* **Description of the task**
Output the entries below exactly as written, omitting pictures.

* **Task input**

[start]

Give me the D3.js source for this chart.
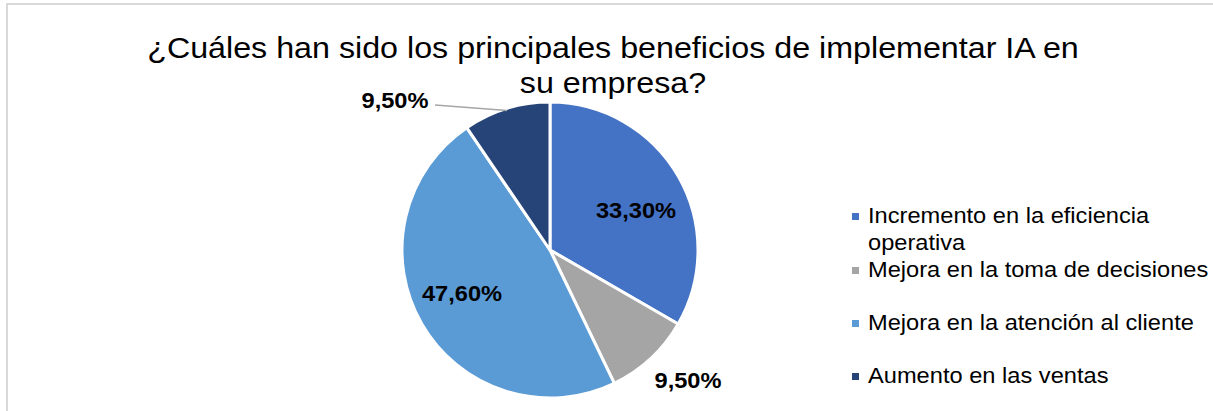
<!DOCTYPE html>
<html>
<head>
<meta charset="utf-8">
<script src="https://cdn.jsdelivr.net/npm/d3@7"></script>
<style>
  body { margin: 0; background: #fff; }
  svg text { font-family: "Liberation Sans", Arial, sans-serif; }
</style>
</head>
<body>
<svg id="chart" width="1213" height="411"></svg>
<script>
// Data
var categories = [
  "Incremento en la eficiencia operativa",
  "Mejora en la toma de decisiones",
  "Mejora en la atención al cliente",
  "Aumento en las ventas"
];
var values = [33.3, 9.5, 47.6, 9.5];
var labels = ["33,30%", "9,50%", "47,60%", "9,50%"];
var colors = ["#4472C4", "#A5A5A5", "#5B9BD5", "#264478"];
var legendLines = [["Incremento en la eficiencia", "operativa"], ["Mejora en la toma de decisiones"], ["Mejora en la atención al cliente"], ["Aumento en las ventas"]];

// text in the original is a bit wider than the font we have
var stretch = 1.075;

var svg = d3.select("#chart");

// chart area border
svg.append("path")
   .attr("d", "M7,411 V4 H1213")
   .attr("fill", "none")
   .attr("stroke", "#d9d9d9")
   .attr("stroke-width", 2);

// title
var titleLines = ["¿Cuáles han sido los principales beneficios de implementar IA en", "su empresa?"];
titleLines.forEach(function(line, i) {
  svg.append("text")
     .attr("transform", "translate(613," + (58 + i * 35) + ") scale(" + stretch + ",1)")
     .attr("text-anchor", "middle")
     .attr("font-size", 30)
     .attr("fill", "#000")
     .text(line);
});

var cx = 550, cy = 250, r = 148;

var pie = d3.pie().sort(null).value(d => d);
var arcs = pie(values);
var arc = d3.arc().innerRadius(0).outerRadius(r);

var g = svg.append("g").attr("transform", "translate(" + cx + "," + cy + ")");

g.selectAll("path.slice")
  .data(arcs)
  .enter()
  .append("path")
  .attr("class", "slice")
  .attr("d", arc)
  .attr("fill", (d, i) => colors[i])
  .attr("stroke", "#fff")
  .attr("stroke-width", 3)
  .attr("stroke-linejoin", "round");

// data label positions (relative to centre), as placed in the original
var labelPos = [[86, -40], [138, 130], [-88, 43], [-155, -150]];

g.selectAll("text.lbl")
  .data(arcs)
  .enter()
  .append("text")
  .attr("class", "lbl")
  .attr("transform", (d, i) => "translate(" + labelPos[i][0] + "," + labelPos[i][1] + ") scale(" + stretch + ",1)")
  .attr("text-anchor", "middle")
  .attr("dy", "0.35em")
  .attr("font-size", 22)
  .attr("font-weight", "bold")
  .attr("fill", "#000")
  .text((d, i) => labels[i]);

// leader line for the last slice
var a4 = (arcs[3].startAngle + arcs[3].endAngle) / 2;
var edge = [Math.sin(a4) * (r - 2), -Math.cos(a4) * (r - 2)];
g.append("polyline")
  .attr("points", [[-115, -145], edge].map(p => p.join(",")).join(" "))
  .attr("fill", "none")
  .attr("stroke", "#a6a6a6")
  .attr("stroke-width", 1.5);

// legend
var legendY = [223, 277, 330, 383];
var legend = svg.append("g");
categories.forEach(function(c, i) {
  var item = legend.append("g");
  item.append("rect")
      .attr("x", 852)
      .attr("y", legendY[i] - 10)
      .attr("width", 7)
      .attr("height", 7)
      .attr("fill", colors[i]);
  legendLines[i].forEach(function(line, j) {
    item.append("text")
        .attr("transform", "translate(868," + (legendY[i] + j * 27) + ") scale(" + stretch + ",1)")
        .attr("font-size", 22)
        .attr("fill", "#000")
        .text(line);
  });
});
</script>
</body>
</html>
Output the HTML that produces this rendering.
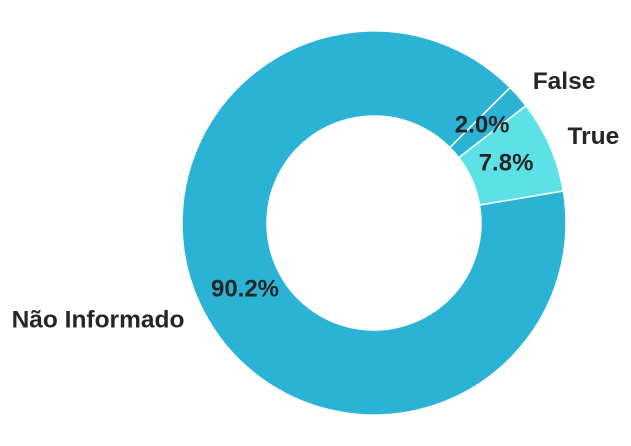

[end]

* **Exercise response**
Give me the D3.js source for this chart.
<!DOCTYPE html>
<html>
<head>
<meta charset="utf-8">
<script src="https://cdn.jsdelivr.net/npm/d3@7"></script>
<style>
  body { margin: 0; background: #fff; }
  svg text { font-family: "Liberation Sans", Arial, sans-serif; }
</style>
</head>
<body>
<svg id="chart" width="1213" height="411"></svg>
<script>
// Data
var categories = [
  "Incremento en la eficiencia operativa",
  "Mejora en la toma de decisiones",
  "Mejora en la atención al cliente",
  "Aumento en las ventas"
];
var values = [33.3, 9.5, 47.6, 9.5];
var labels = ["33,30%", "9,50%", "47,60%", "9,50%"];
var colors = ["#4472C4", "#A5A5A5", "#5B9BD5", "#264478"];
var legendLines = [["Incremento en la eficiencia", "operativa"], ["Mejora en la toma de decisiones"], ["Mejora en la atención al cliente"], ["Aumento en las ventas"]];

// text in the original is a bit wider than the font we have
var stretch = 1.075;

var svg = d3.select("#chart");

// chart area border
svg.append("path")
   .attr("d", "M7,411 V4 H1213")
   .attr("fill", "none")
   .attr("stroke", "#d9d9d9")
   .attr("stroke-width", 2);

// title
var titleLines = ["¿Cuáles han sido los principales beneficios de implementar IA en", "su empresa?"];
titleLines.forEach(function(line, i) {
  svg.append("text")
     .attr("transform", "translate(613," + (58 + i * 35) + ") scale(" + stretch + ",1)")
     .attr("text-anchor", "middle")
     .attr("font-size", 30)
     .attr("fill", "#000")
     .text(line);
});

var cx = 550, cy = 250, r = 148;

var pie = d3.pie().sort(null).value(d => d);
var arcs = pie(values);
var arc = d3.arc().innerRadius(0).outerRadius(r);

var g = svg.append("g").attr("transform", "translate(" + cx + "," + cy + ")");

g.selectAll("path.slice")
  .data(arcs)
  .enter()
  .append("path")
  .attr("class", "slice")
  .attr("d", arc)
  .attr("fill", (d, i) => colors[i])
  .attr("stroke", "#fff")
  .attr("stroke-width", 3)
  .attr("stroke-linejoin", "round");

// data label positions (relative to centre), as placed in the original
var labelPos = [[86, -40], [138, 130], [-88, 43], [-155, -150]];

g.selectAll("text.lbl")
  .data(arcs)
  .enter()
  .append("text")
  .attr("class", "lbl")
  .attr("transform", (d, i) => "translate(" + labelPos[i][0] + "," + labelPos[i][1] + ") scale(" + stretch + ",1)")
  .attr("text-anchor", "middle")
  .attr("dy", "0.35em")
  .attr("font-size", 22)
  .attr("font-weight", "bold")
  .attr("fill", "#000")
  .text((d, i) => labels[i]);

// leader line for the last slice
var a4 = (arcs[3].startAngle + arcs[3].endAngle) / 2;
var edge = [Math.sin(a4) * (r - 2), -Math.cos(a4) * (r - 2)];
g.append("polyline")
  .attr("points", [[-115, -145], edge].map(p => p.join(",")).join(" "))
  .attr("fill", "none")
  .attr("stroke", "#a6a6a6")
  .attr("stroke-width", 1.5);

// legend
var legendY = [223, 277, 330, 383];
var legend = svg.append("g");
categories.forEach(function(c, i) {
  var item = legend.append("g");
  item.append("rect")
      .attr("x", 852)
      .attr("y", legendY[i] - 10)
      .attr("width", 7)
      .attr("height", 7)
      .attr("fill", colors[i]);
  legendLines[i].forEach(function(line, j) {
    item.append("text")
        .attr("transform", "translate(868," + (legendY[i] + j * 27) + ") scale(" + stretch + ",1)")
        .attr("font-size", 22)
        .attr("fill", "#000")
        .text(line);
  });
});
</script>
</body>
</html>
Output the HTML that produces this rendering.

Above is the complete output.